The Australian dollar fell on Thursday after a softer-than-expected jobs report kept alive the risk of an interest rate cut next month.

Australia's labour market shed 5,500 jobs in December, missing forecasts for a flat outcome. The jobless rate nudged up to 5.4 per cent from 5.3 per cent as expected.

The Aussie lost about 0.6 per cent and dipped below $US1.0500 for the first time in a week, pulling back from a session high of $US1.0577. Traders said stop-loss selling kicked in following a break below $US1.0530/20. It last stood at $US1.0510.

Against the yen, it suffered a bigger loss, sliding 0.8 per cent to 92.62 yen, pulling further away from four-year highs of 94.65 set Tuesday.

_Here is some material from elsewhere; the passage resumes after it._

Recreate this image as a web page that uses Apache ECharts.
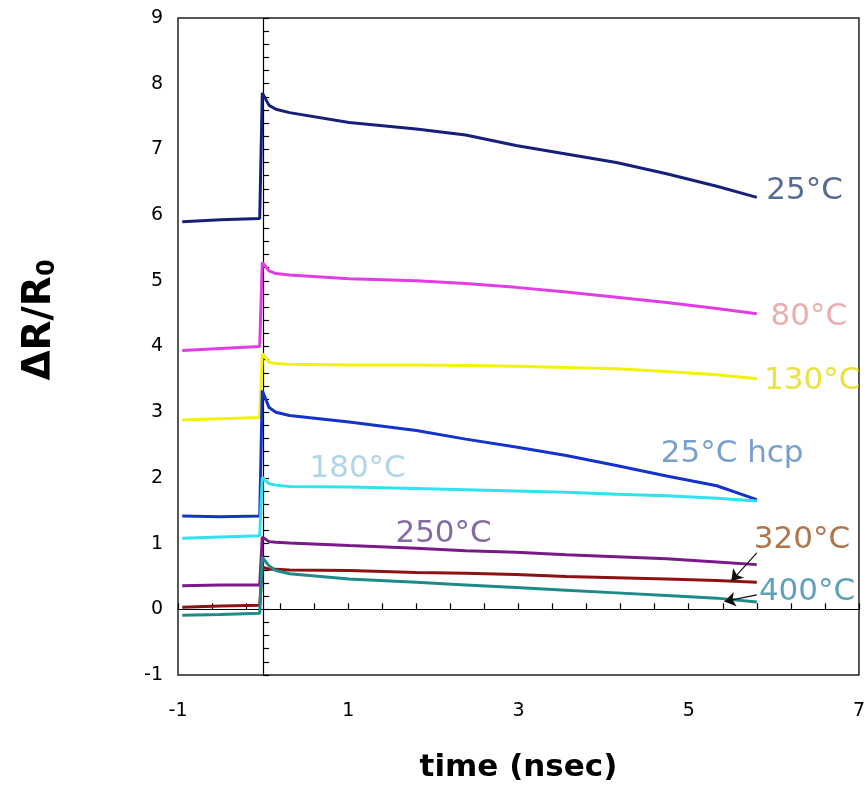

Interbank futures showed a one-in-three chance of a cut to the 3.0 per cent cash rate at the Reserve Bank of Australia's (RBA) next policy meeting on February 5, while swap rates imply an eventual move to a historically low 2.5 per cent this year.

"The RBA will find it hard to resist further cuts in the cash rate as the unemployment rate continues to rise," said Spiros Papadopoulos, senior economist markets at National Australia Bank.

Despite the fall, the Aussie remained within easy reach of a four-month peak around $US1.0600 set last week. Initial support is found near $US1.0500, a level representing the 38.2 per cent retracement of its Dec. 26-Jan 10 rally. Major resistance is seen around $US1.0600.

Australian bond futures also chalked up modest gains, with the three-year contract up 0.06 points at 97.300 and the 10-year contract 0.055 points higher at 96.720.